- Church: Catholic Church
- Diocese: Diocese of Amos
- In office: 13 April 1978 – 3 May 2004
- Predecessor: Gaston Hains
- Successor: Eugène Tremblay

Orders
- Ordination: May 30, 1953
- Consecration: June 12, 1978 by Maurice Roy

Personal details
- Born: May 20, 1930 Île Dupas, Quebec, Dominion of Canada, British Empire
- Died: May 11, 2014 (aged 83) Amos, Quebec, Canada

= Gérard Drainville =

Gérard Drainville (May 20, 1930 - May 11, 2014) was a Roman Catholic bishop.

Drainville was born in 1930 on Ile Du Pas to Norbert Drainville and Angeline Farley. After graduating from Joliette Seminary, Drainville studied geology and biology at the University of Montreal.

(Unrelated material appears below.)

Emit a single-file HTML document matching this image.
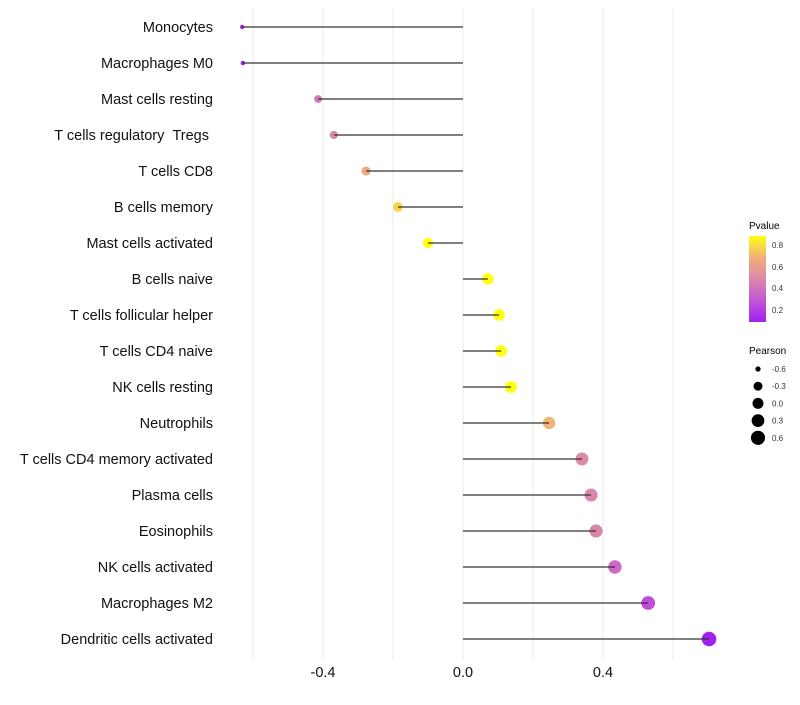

After graduation, he became a biology professor at Joliette Seminary, Le collège constituent de Joliette partie intégrante du Cégep régional de Lanaudière and Sacred Heart of Antanimena School in Antananarivo in Madagascar.

Ordained to the priesthood in 1953, Drainville became vicar of Saint-Lin–Laurentides in 1973 before becoming bishop of the Diocese of Amos, Canada, in 1978.

He resigned from the office in 2004. Drainville died in Amos, Quebec.